Heather Villa, the state wildlife administration chief, on Thursday joined two other GFP staffers — habitat program administrator Paul Coughlin and fisheries program administrator Geno Adams — in making a presentation to the Game, Fish and Parks Commission that oversees the budget and sets regulations.

Coughlin said a 2018 survey of the department’s 720 game-production areas identified more than $19 million of needs and opportunities.

Adams said work is already planned at Long Lake, Murdo Dam, Belvidere Dam and Fairfax Lake, for example, while bigger waters such as Lake Mitchell, Newell Lake and Lake Kampeska have bigger challenges that need time. He said there are dozens of small dams that need work.

Game, Fish and Parks Secretary Kelly Hepler said some license buyers have been asking questions. “A lot of people think we’re just trying to make money,” Hepler said.

The report to legislators will show the public year after year the money goes back out — “every dime,” Hepler said — and projects will have signs showing how they were funded. “It will be completely transparent,” he said, adding “This will make a difference.”

Wildlife Division director Tom Kirschenmann said people can still buy habitat stamps for 2020 even if they bought their licenses before July 1.

Commission chairman Gary Jensen of Rapid City said there isn’t an actual stamp.
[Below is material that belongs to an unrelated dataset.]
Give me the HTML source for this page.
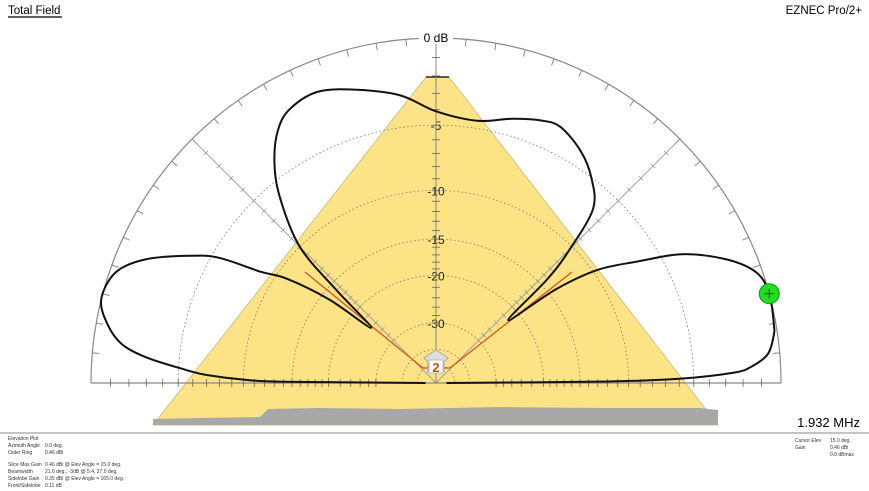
<!DOCTYPE html>
<html><head><meta charset="utf-8"><style>
body{margin:0;background:#fff;width:869px;height:491px;overflow:hidden;font-family:"Liberation Sans",sans-serif}
svg{position:absolute;left:0;top:0}
</style></head><body>
<svg width="869" height="491" font-family="Liberation Sans, sans-serif">
<text x="8" y="14" font-size="11.5">Total Field</text>
<line x1="8" y1="17" x2="62" y2="17" stroke="#000" stroke-width="1.2"/>
<text x="862" y="14" font-size="11.5" text-anchor="end">EZNEC Pro/2+</text>
<polygon points="426,77 449,77 718,425 153,425" fill="#fce386" stroke="#c8b878" stroke-width="0.8"/>
<polygon points="153,425 153,419 200,418 260,417 268,409 320,408 400,409 500,407 600,408 700,408 718,410 718,425" fill="#a8a8a8"/>
<line x1="426" y1="77" x2="449" y2="77" stroke="#000" stroke-width="1.2"/>
<g id="grid"></g>
<g id="marks"></g>
<text x="860" y="427" font-size="13" text-anchor="end">1.932 MHz</text>
<line x1="0" y1="433" x2="869" y2="433" stroke="#888" stroke-width="1"/>
<g font-size="5" fill="#333">
<text x="8" y="440">Elevation Plot</text>
<text x="8" y="447">Azimuth Angle</text><text x="45" y="447">0.0 deg.</text>
<text x="8" y="454">Outer Ring</text><text x="45" y="454">0.46 dBi</text>
<text x="8" y="466">Slice Max Gain</text><text x="45" y="466">0.46 dBi @ Elev Angle = 15.0 deg.</text>
<text x="8" y="473">Beamwidth</text><text x="45" y="473">21.6 deg.; -3dB @ 5.4, 27.0 deg.</text>
<text x="8" y="480">Sidelobe Gain</text><text x="45" y="480">0.35 dBi @ Elev Angle = 165.0 deg.</text>
<text x="8" y="487">Front/Sidelobe</text><text x="45" y="487">0.11 dB</text>
<text x="795" y="442">Cursor Elev</text><text x="830" y="442">15.0 deg.</text>
<text x="795" y="449">Gain</text><text x="830" y="449">0.46 dBi</text>
<text x="830" y="456">0.0 dBmax</text>
</g>
</svg>
<script>
const angles=[0,0.5,1,2,3,5,8,10,15,19,23,27.6,31,35,38,41,43,45,48,53,58,64,68,74,81,90,97,105,112,118,122,126,130,135,137,139.5,142,145,147.6,150,152.6,157,161,166,170,173,175,177,178,179,179.5,180];
const gainDb=[-60,-12,-6,-2.5,-1.5,-0.6,-0.2,-0.1,0,-0.3,-1.5,-3.7,-6.5,-9.6,-14,-22,-14,-10.3,-6.6,-5,-4,-3.3,-3.4,-3.9,-4.5,-4.1,-3.0,-2.2,-1.6,-1.8,-2.5,-3.9,-6,-10,-16,-24,-16,-11,-8.7,-5.5,-3.8,-1.5,-0.3,0,-0.6,-1.5,-3,-5.5,-7,-10,-14,-60];
const ringDb=[-5,-10,-15,-20,-30,-40,-50];
const ringLabels=["-5","-10","-15","-20","-30","",""];
const cursorAngle=15, cursorDb=0;
const CX=436,CY=383,R=345,NS="http://www.w3.org/2000/svg";
function rad(db){return R*Math.pow(0.89,-db/2);}
function pt(a,db){const r=rad(db),t=a*Math.PI/180;return [CX+r*Math.cos(t),CY-r*Math.sin(t)];}
function mk(tag,at,parent){const e=document.createElementNS(NS,tag);for(const k in at)e.setAttribute(k,at[k]);parent.appendChild(e);return e;}
const g=document.getElementById('grid'),m=document.getElementById('marks');
let e=mk('path',{d:`M${CX-R},${CY} A${R},${R} 0 0 1 ${CX+R},${CY}`,fill:'none',stroke:'#888','stroke-width':1.2},g);


ringDb.forEach((d,i)=>{const r=rad(d);
 const c=mk('path',{d:`M${CX-r},${CY} A${r},${r} 0 0 1 ${CX+r},${CY}`,fill:'none',stroke:'#777','stroke-width':0.8,'stroke-dasharray':'1.5,2.5'},g);
 
 
 if(ringLabels[i]){
  const t=mk('text',{x:CX,y:CY-r+5,'font-size':12,'text-anchor':'middle',fill:'#222'},g);t.textContent=ringLabels[i];
  
  }
});
for(let a=5;a<180;a+=5){const t=a*Math.PI/180;const c=Math.cos(t),s=Math.sin(t);
 mk('line',{x1:CX+R*c,y1:CY-R*s,x2:CX+(R-7)*c,y2:CY-(R-7)*s,stroke:'#888','stroke-width':1},g);}
function dbTicks(){const a=[];for(let d=-1;d>=-30;d-=(d>-20?1:2))a.push(d);return a;}
[45,135].forEach(a=>{const t=a*Math.PI/180,c=Math.cos(t),s=Math.sin(t);
 const sp=mk('line',{x1:CX,y1:CY,x2:CX+R*c,y2:CY-R*s,stroke:'#999','stroke-width':0.9},g);
 
 
 dbTicks().forEach(d=>{const r=rad(d);const px=CX+r*c,py=CY-r*s;
  mk('line',{x1:px-3*s,y1:py-3*c,x2:px+3*s,y2:py+3*c,stroke:'#999','stroke-width':0.8},g);});
});
e=mk('line',{x1:CX-R,y1:CY,x2:CX+R,y2:CY,stroke:'#888','stroke-width':1.2},g);


e=mk('line',{x1:CX,y1:CY,x2:CX,y2:CY-R,stroke:'#888','stroke-width':1},g);


dbTicks().forEach(d=>{const r=rad(d);
 [CX-r,CX+r].forEach(x=>mk('line',{x1:x,y1:CY-4,x2:x,y2:CY+4,stroke:'#666','stroke-width':0.8},g));
 mk('line',{x1:CX-4,y1:CY-r,x2:CX+4,y2:CY-r,stroke:'#666','stroke-width':0.8},g);});
mk('rect',{x:CX-17,y:30,width:34,height:14,fill:'#fff'},g);
const lbl=mk('text',{x:CX,y:42,'font-size':12,'text-anchor':'middle'},g);lbl.textContent='0 dB';


[[423,430,305],[450,443,572]].forEach(([x0,xs,x1])=>{
 const l=mk('polyline',{points:`${xs},368 ${x0},368 ${x1},272`,fill:'none',stroke:'#d2561e','stroke-width':1.3},m);
 
 });
const P=angles.map((a,i)=>pt(a,gainDb[i]));
let d=`M${P[0][0].toFixed(1)},${P[0][1].toFixed(1)}`;
for(let i=0;i<P.length-1;i++){const p0=P[Math.max(0,i-1)],p1=P[i],p2=P[i+1],p3=P[Math.min(P.length-1,i+2)];
 const c1=[p1[0]+(p2[0]-p0[0])/6,p1[1]+(p2[1]-p0[1])/6],c2=[p2[0]-(p3[0]-p1[0])/6,p2[1]-(p3[1]-p1[1])/6];
 d+=` C${c1[0].toFixed(1)},${c1[1].toFixed(1)} ${c2[0].toFixed(1)},${c2[1].toFixed(1)} ${p2[0].toFixed(1)},${p2[1].toFixed(1)}`;}
const pl=mk('path',{d:d,fill:'none',stroke:'#111','stroke-width':2,'stroke-linejoin':'round'},m);


const ic=mk('polygon',{points:'436,350 448,358 444,362 444,372 428,372 428,362 424,358',fill:'#ddd',stroke:'#aaa'},m);


mk('rect',{x:429,y:360,width:14,height:13,fill:'#fff',stroke:'#bbb'},m);
const n=mk('text',{x:436,y:372,'font-size':13,'font-weight':'bold','text-anchor':'middle',fill:'#c0501c'},m);n.textContent='2';
const cp=pt(cursorAngle,cursorDb);
const cur=mk('circle',{cx:cp[0],cy:cp[1],r:10,fill:'#22dd22',stroke:'#119911'},m);


mk('line',{x1:cp[0]-5,y1:cp[1],x2:cp[0]+5,y2:cp[1],stroke:'#116611'},m);
mk('line',{x1:cp[0],y1:cp[1]-5,x2:cp[0],y2:cp[1]+5,stroke:'#116611'},m);
</script>
</body></html>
Kirschenmann said each license will note that a habitat stamp has been purchased. 

Senator V.J. Smith, a Brookings Republican, was prime sponsor of the bill. The lead sponsor in the House was Representative Herman Otten, a Lennox Republican.

“Frankly,” Smith told fellow senators during that chamber’s debate “this is blue-collar legislation.” He said he’d been a licensed hunter for 50 years and that pursuing pheasants had become “the sport of kings,” with landowners turning to paid hunting, and less land available for “the average hunter” in South Dakota as farmers and ranchers reduced their participation in the federal Conservation Reserve Program from about 1.7 million acres to about 1 million. The number of resident pheasant hunters last year was the lowest since 1938, he said.

The Senate approved the final version of their legislation 30-4. The nays came from Republicans Jeff Monroe of Pierre, Phil Jensen of Rapid City and Lance Russell of Hot Springs; and Democrat Craig Kennedy of Yankton.

Otten, asked during the House debate how much it would raise, said, “It’s in the area of $5 million.”

The House passed it 50-14. Opposition came from Republicans Caleb Finck of Tripp, Chris Johnson of Rapid City, Steve Livermont of Martin, Julie Frye-Mueller of Rapid City, Kevin Jensen of Canton, Isaac Latterell of Tea, Sam Marty of Prairie City, Tom Pischke of Dell Rapids, Tamara St. John of Sisseton, Jon Hansen of Dell Rapids, Taffy Howard of Rapid City, Chris Karr of Sioux Falls and Tony Randolph of Rapid City; and Democrat Michael Saba of Hartford.